June 28, 2009
Royal Taiwanese Air Farce

Last night I witnessed a comedy, like in three-acts Shakespearean sense. Since I got here there have been posters and pamphlets all over Taipei promoting Canada D’eh. The literature explained it as a celebration of Canadian confederation held on a beach in Danshui on June 27 featuring a performance by Grammy-nominated artist Colby O’Donis. There are so many questionable things in that last sentence alone I don’t know where to begin.
The fact that the party was on June 27 and not July 1 was understandable. While Canada Day falls on a Wednesday, a big party night in Taipei, you need a weekend to get people out to a beach party. So my mostly Canadian friends and I piled onto the MRT and took the 40-minute ride to Danshui, the final stop on the red line. From the subway station there were free shuttle buses transporting party-goers to beach. As we walked in, the scene and the extent of ridiculousness began to dawn on me. There was a canopy containing the bar, food vendors, a booth featuring live instruction on how perform CPR and a display of prize-winning agriculture including a very large, very malformed pumpkin. On the beach organizers erected a stage with lit-up maple leaf, around which a procession of fake mounties on real horses trotted around.

Stranger still, most people were walking around in Canadiana wear. Taiwanese, Americans, other random westerners were only too eager to slap maple leaf stickers onto one cheek and wear a McCain temporary tattoo on the other. (Yes the Canadian-processed-food brand McCain, which brought us such delights as Deep’n Delicious cake and Smiles, was a sponsor.)
We arrived around 7 p.m., about mid-way through the 12-hour-long beach party. By that time the tide had gone out and it was too dark to go swimming. According to signs on the beach, swimming in the dark is a prohibited activity. Still the emcees were made to humourously threaten and plea for anyone in the water to get out. Making sure to repeat this between each performance, the final broadcast informed us that Taipei police would find us and fine us. They weren’t kidding. Authorities had range rovers set up at the edge of the water and were blasting spot lights into the Pacific Ocean.
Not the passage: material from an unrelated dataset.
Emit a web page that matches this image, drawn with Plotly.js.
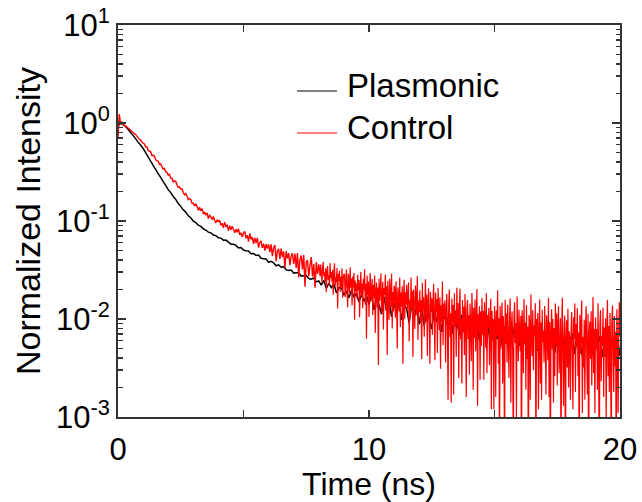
<!DOCTYPE html>
<html>
<head>
<meta charset="utf-8">
<script src="https://cdn.plot.ly/plotly-3.0.1.min.js"></script>
<style>html,body{margin:0;padding:0;background:#fff;}#chart{width:642px;height:502px;}</style>
</head>
<body>
<div id="chart"></div>
<script>
// ---- data (normalized intensity vs time) ----
const seriesNames = ['Plasmonic', 'Control'];
const seriesColors = ['#000000', '#ff0000'];
// time sampling (ns): first bin and bin width of each stored block
const timeStartNs = 0;
const timeStepPlasmonic = 0.1;
const timeStepControlEarly = 0.05;   // Control, 0 - 8 ns
const timeStartControlLate = 8;
const timeStepControlLate = 0.025;   // Control, 8 - 20 ns (noisy tail, finer)

const plasmonic = [
0.93,1.00,0.965,0.92,0.862,0.80,0.748,0.692,0.638,0.596,0.549,0.499,0.450,0.409,0.369,0.336,0.304,0.279,0.252,0.231,
0.209,0.195,0.178,0.166,0.151,0.141,0.130,0.123,0.113,0.108,0.0995,0.0962,0.0909,0.0881,0.0831,0.0806,0.0769,0.0756,0.0719,0.0709,
0.0674,0.0669,0.0637,0.0639,0.0608,0.0578,0.0580,0.0563,0.0530,0.0536,0.0505,0.0497,0.0495,0.0464,0.0466,0.0446,0.0450,0.0417,0.0413,0.0409,
0.0378,0.0388,0.0374,0.0349,0.0357,0.0337,0.0342,0.0317,0.0312,0.0316,0.0294,0.0297,0.0297,0.0274,0.0276,0.0278,0.0259,0.0255,0.0262,0.0239,
0.0245,0.0221,0.0248,0.0205,0.0231,0.0209,0.0229,0.0185,0.0208,0.0209,0.0175,0.0192,0.0165,0.0195,0.0167,0.0182,0.0149,0.0178,0.0151,0.0174,
0.0141,0.0178,0.0124,0.0165,0.0139,0.0112,0.0168,0.0121,0.0150,0.0105,0.0146,0.0112,0.0151,0.0098,0.0139,0.0127,0.0091,0.0142,0.0104,0.0133,
0.0088,0.0131,0.0085,0.0122,0.0100,0.0079,0.0126,0.0093,0.0114,0.0074,0.0112,0.0089,0.0117,0.0070,0.0108,0.0096,0.0068,0.0110,0.0079,0.0101,
0.0064,0.0102,0.0071,0.0096,0.0060,0.0089,0.0078,0.0058,0.0095,0.0067,0.0088,0.0062,0.0090,0.0054,0.0084,0.0072,0.0051,0.0086,0.0064,0.0080,
0.0053,0.0081,0.0058,0.0049,0.0080,0.0065,0.0077,0.0047,0.0074,0.0060,0.0078,0.0050,0.0076,0.0062,0.0045,0.0073,0.0057,0.0072,0.0046,0.0069,
0.0061,0.0071,0.0044,0.0068,0.0058,0.0042,0.0070,0.0055,0.0066,0.0043,0.0068,0.0051,0.0067,0.0041,0.0064,0.0056,0.0040,0.0066,0.0052,0.0063,
0.0042
];

const controlEarly = [
0.70,1.23,0.99,1.03,0.96,0.95,0.93,0.915,0.885,0.87,0.845,0.815,0.80,0.78,0.765,0.735,0.71,0.685,0.67,0.64,0.625,
0.610,0.571,0.573,0.525,0.517,0.508,0.466,0.468,0.460,0.422,0.411,0.408,0.378,0.383,0.359,0.339,0.344,0.319,0.314,0.294,
0.299,0.274,0.273,0.251,0.257,0.254,0.233,0.220,0.223,0.212,0.213,0.194,0.185,0.190,0.180,0.165,0.169,0.166,0.152,0.152,
0.142,0.150,0.141,0.129,0.138,0.127,0.134,0.118,0.122,0.116,0.121,0.106,0.114,0.110,0.103,0.111,0.101,0.0958,0.103,0.0989,
0.101,0.0905,0.0948,0.0852,0.0975,0.0881,0.0903,0.0796,0.0895,0.0815,0.0886,0.0817,0.0757,0.0826,0.0767,0.0834,0.0723,0.0759,0.0688,0.0752,
0.0783,0.0665,0.0716,0.0616,0.0747,0.0649,0.0684,0.0583,0.0674,0.0595,0.0671,0.0535,0.0603,0.0627,0.0532,0.0586,0.0500,0.0579,0.0522,0.0578,
0.0481,0.0577,0.0437,0.0531,0.0568,0.0390,0.0494,0.0520,0.0411,0.0524,0.0431,0.0488,0.0331,0.0492,0.0416,0.0470,0.0354,0.0441,0.0467,0.0364,
0.0466,0.0332,0.0470,0.0266,0.0405,0.0444,0.0321,0.0450,0.0213,0.0385,0.0398,0.0274,0.0355,0.0428,0.0271,0.0365,0.0209,0.0382,0.0289,0.0360
];

const controlLate = [
0.0360,
0.0324,0.0272,0.0360,0.0295,0.0234,0.0332,0.0384,0.0273,0.0299,0.0242,0.0330,0.0189,0.0304,0.0347,0.0250,0.0280,0.0219,0.0371,0.0261,0.0301,
0.0237,0.0318,0.0177,0.0281,0.0370,0.0216,0.0267,0.0237,0.0331,0.0128,0.0289,0.0245,0.0310,0.0189,0.0269,0.0206,0.0329,0.0165,0.0255,0.0288,
0.0283,0.0167,0.0240,0.0319,0.0203,0.0132,0.0290,0.0249,0.0183,0.0337,0.0210,0.0259,0.0138,0.0272,0.0210,0.0294,0.0098,0.0247,0.0191,0.0230,
0.0163,0.0282,0.0196,0.0250,0.0104,0.0218,0.0302,0.0171,0.0230,0.0129,0.0258,0.0197,0.0321,0.0140,0.0229,0.0063,0.0277,0.0176,0.0241,0.0105,
0.0213,0.0293,0.0152,0.0181,0.0256,0.0110,0.0224,0.0164,0.0278,0.0072,0.0192,0.0236,0.0130,0.0210,0.0034,0.0258,0.0153,0.0197,0.0291,0.0115,
0.0157,0.0240,0.0078,0.0207,0.0176,0.0284,0.0122,0.0216,0.0043,0.0245,0.0156,0.0098,0.0258,0.0180,0.0133,0.0289,0.0080,0.0189,0.0120,0.0219,
0.0202,0.0103,0.0243,0.0154,0.0050,0.0210,0.0179,0.0120,0.0265,0.0083,0.0186,0.0134,0.0216,0.0035,0.0168,0.0251,0.0100,0.0187,0.0140,0.0223,
0.0123,0.0175,0.0236,0.0059,0.0157,0.0104,0.0265,0.0129,0.0192,0.0041,0.0200,0.0143,0.0079,0.0220,0.0172,0.0109,0.0275,0.0061,0.0154,0.0117,
0.0196,0.0091,0.0155,0.0039,0.0233,0.0123,0.0167,0.0066,0.0135,0.0255,0.0094,0.0178,0.0042,0.0152,0.0206,0.0100,0.0035,0.0189,0.0118,0.0163,
0.0069,0.0150,0.0227,0.0106,0.0038,0.0186,0.0118,0.0160,0.0045,0.0207,0.0130,0.0077,0.0167,0.0031,0.0137,0.0093,0.0242,0.0054,0.0144,0.0105,
0.0155,0.0036,0.0122,0.0180,0.0080,0.0015,0.0138,0.0200,0.0065,0.0114,0.0014,0.0162,0.0094,0.0139,0.0017,0.0183,0.0083,0.0123,0.0041,0.0208,
0.0086,0.0146,0.0025,0.0124,0.0204,0.0062,0.0101,0.0022,0.0156,0.0073,0.0133,0.0043,0.0180,0.0094,0.0016,0.0123,0.0157,0.0062,0.0109,0.0027,
0.0144,0.0087,0.0037,0.0184,0.0110,0.0019,0.0130,0.0064,0.0158,0.0047,0.0096,0.0202,0.0013,0.0112,0.0074,0.0135,0.0024,0.0119,0.0053,0.0164,
0.0069,0.0121,0.0024,0.0148,0.0096,0.0051,0.0183,0.0028,0.0110,0.0082,0.0130,0.0034,0.0085,0.0161,0.0012,0.0121,0.0060,0.0100,0.0012,0.0136,
0.0096,0.0016,0.0122,0.0067,0.0196,0.0035,0.0102,0.0004,0.0136,0.0050,0.0085,0.0147,0.0022,0.0107,0.0072,0.0003,0.0157,0.0056,0.0114,0.0036,
0.0140,0.0067,0.0025,0.0101,0.0162,0.0014,0.0085,0.0119,0.0043,0.0003,0.0106,0.0148,0.0057,0.0091,0.0010,0.0170,0.0071,0.0037,0.0124,0.0075,
0.0047,0.0108,0.0002,0.0123,0.0078,0.0028,0.0160,0.0058,0.0092,0.0019,0.0138,0.0039,0.0084,0.0002,0.0110,0.0095,0.0015,0.0178,0.0064,0.0042,
0.0123,0.0030,0.0086,0.0067,0.0145,0.0003,0.0100,0.0049,0.0115,0.0012,0.0070,0.0158,0.0022,0.0092,0.0015,0.0124,0.0058,0.0076,0.0036,0.0136,
0.0061,0.0017,0.0109,0.0079,0.0038,0.0164,0.0016,0.0093,0.0002,0.0071,0.0126,0.0049,0.0100,0.0014,0.0081,0.0026,0.0144,0.0055,0.0114,0.0021,
0.0087,0.0135,0.0028,0.0050,0.0102,0.0003,0.0072,0.0165,0.0039,0.0013,0.0083,0.0108,0.0002,0.0065,0.0097,0.0032,0.0127,0.0020,0.0075,0.0060,
0.0015,0.0078,0.0118,0.0041,0.0012,0.0104,0.0063,0.0144,0.0018,0.0089,0.0052,0.0129,0.0026,0.0073,0.0002,0.0110,0.0044,0.0092,0.0154,0.0011,
0.0065,0.0032,0.0098,0.0015,0.0083,0.0135,0.0046,0.0017,0.0113,0.0002,0.0072,0.0094,0.0039,0.0120,0.0021,0.0061,0.0168,0.0028,0.0079,0.0011,
0.0104,0.0049,0.0079,0.0019,0.0145,0.0034,0.0002,0.0090,0.0123,0.0023,0.0067,0.0053,0.0130,0.0016,0.0082,0.0041,0.0101,0.0009,0.0075,0.0156,
0.0026,0.0085,0.0018,0.0115,0.0059,0.0002,0.0092,0.0137,0.0044,0.0018,0.0107,0.0033,0.0074,0.0002,0.0126,0.0055,0.0011,0.0081,0.0148,0.0066
];

// ---- axis ticks ----
const xTickVals = [0, 10, 20];
const xTickLabels = ['0', '10', '20'];
const xUnlabelledTickVals = [5, 15];
const yTickVals = [0.001, 0.01, 0.1, 1, 10];
const yTickLabels = ['10<sup>-3</sup>', '10<sup>-2</sup>', '10<sup>-1</sup>', '10<sup>0</sup>', '10<sup>1</sup>'];
const yMinorTickVals = [];
for (const decade of [0.001, 0.01, 0.1, 1]) {
  for (let m = 2; m <= 9; m++) yMinorTickVals.push(m * decade);
}

const FONT = '"Liberation Sans", Arial, Helvetica, sans-serif';
const AXIS = '#333333';

const traces = [
  {
    type: 'scatter', mode: 'lines', name: seriesNames[0],
    x0: timeStartNs, dx: timeStepPlasmonic, y: plasmonic,
    line: {color: seriesColors[0], width: 1.5, simplify: false},
    hoverinfo: 'skip'
  },
  {
    type: 'scatter', mode: 'lines', name: seriesNames[1],
    x0: timeStartNs, dx: timeStepControlEarly, y: controlEarly,
    line: {color: seriesColors[1], width: 1.4, simplify: false},
    hoverinfo: 'skip'
  },
  {
    type: 'scatter', mode: 'lines', name: seriesNames[1],
    x0: timeStartControlLate, dx: timeStepControlLate, y: controlLate,
    line: {color: seriesColors[1], width: 1.2, simplify: false},
    hoverinfo: 'skip'
  }
];

// legend drawn as line samples + text inside the plot
const legendLineX = [0.3566, 0.4363];
const legendRowsY = [0.8316, 0.7245];
const legendTextX = 0.452;
const legendTextY = [0.845, 0.738];

const shapes = seriesNames.map((n, i) => ({
  type: 'line', xref: 'paper', yref: 'paper',
  x0: legendLineX[0], x1: legendLineX[1], y0: legendRowsY[i], y1: legendRowsY[i],
  line: {color: seriesColors[i], width: 1}
}));
const annotations = seriesNames.map((n, i) => ({
  xref: 'paper', yref: 'paper', x: legendTextX, y: legendTextY[i],
  xanchor: 'left', yanchor: 'middle', showarrow: false,
  text: n, font: {family: FONT, size: 33, color: '#000'}
}));

const layout = {
  width: 642, height: 502,
  margin: {l: 118, r: 22, t: 25, b: 85, pad: 0},
  paper_bgcolor: '#ffffff', plot_bgcolor: '#ffffff',
  font: {family: FONT, size: 31, color: '#000'},
  showlegend: false,
  xaxis: {
    range: [0, 20], tickmode: 'array', tickvals: xTickVals, ticktext: xTickLabels,
    ticks: 'inside', ticklen: 7, tickwidth: 1.5, tickcolor: AXIS,
    minor: {tickmode: 'array', tickvals: xUnlabelledTickVals, ticks: 'inside', ticklen: 7, tickwidth: 1.5, tickcolor: AXIS, showgrid: false},
    showline: true, linewidth: 2, linecolor: AXIS, mirror: 'ticks',
    showgrid: false, zeroline: false, automargin: false,
    tickfont: {family: FONT, size: 31, color: '#000'},
    ticklabelstandoff: 4,
    title: {text: 'Time (ns)', font: {family: FONT, size: 32, color: '#000'}, standoff: 4}
  },
  yaxis: {
    type: 'log', range: [-3, 1], tickmode: 'array', tickvals: yTickVals, ticktext: yTickLabels,
    ticks: 'inside', ticklen: 8, tickwidth: 1.5, tickcolor: AXIS,
    minor: {tickmode: 'array', tickvals: yMinorTickVals, ticks: 'inside', ticklen: 4.5, tickwidth: 1.5, tickcolor: AXIS, showgrid: false},
    showline: true, linewidth: 2, linecolor: AXIS, mirror: 'ticks',
    showgrid: false, zeroline: false, automargin: false,
    tickfont: {family: FONT, size: 31, color: '#000'},
    ticklabelstandoff: 0,
    title: {text: 'Normalized Intensity', font: {family: FONT, size: 34, color: '#000'}, standoff: 5}
  },
  shapes: shapes,
  annotations: annotations
};

Plotly.newPlot('chart', traces, layout, {staticPlot: true, displayModeBar: false});
</script>
</body>
</html>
The performers were a mixed and strange bag. Skareoke delivered what their name promised: wordless ska. Their take on the genre is the elevator muzak of ska with the occasional Kenny G flourish. The second headliner was an excellent local band called Won-Fu (旺福). Xiao Min, male vocalist and lead guitarist, kept saying the most adorable things like “I wrote this song about the famous, my favourite…Jimi Hendrix! This song is called ‘My Name is Jimi Hendrix.’” Their messy/rocky/go-go-60s-girl pop had the entire crowd waving their arms and clapping along with the earnest, unabashed excitement usually reserved for teenage girls and the local Taiwanese.
And then there was Colby O’Donis. My friends and I had no idea so we did some pre-concert research. We were able to piece together that he was the formerly anonymous male who sang the brief solo in Lady Gaga’s “Just Dance” and also, apparently, has a solo career. He reminded the audience of this claim to fame by singing tiny bits of the song and then abruptly stopping then bait-and-switching into his own material. After the Gaga reference, the song that got the biggest response was the dance routine he and his overdressed back-up dancers did to the Black Eyed Peas’ “Boom Boom Pow.” It’s a wonder no one passed out from dancing in their velour sweatsuits in the Taipei heat. After Colby’s departure, a DJ set up and fueled short-lived, albeit, decent beach dance party.
Canada D’eh’s WTF-factor was through the roof. Maybe it’s my Torontonian arrogance but probably the least Canadian thing you can do is celebrate Canada Day. At most you have an impromptu night of drinking with friends because it’s a statutory holiday or go to a free concert if the band is worth seeing. Seeing real Canadians declare their pride was equally funny and weird. But then to see other people pretend to be Canadian even more so. (Since when was Canada cool?) I enjoy and expect these kind of flagrant and gaudy displays of nationalism from other countries but to be the one being celebrated was more confusing than flattering. Three years ago I spent Canada Day in Ottawa, an actual all-out raucous party. People were drinking on public transit (very wild behaviour by Canadian standards), jumping into fountains and puking everywhere. I never thought I’d find a wilder Canada party but here it was, washed up on the beaches of Taiwan.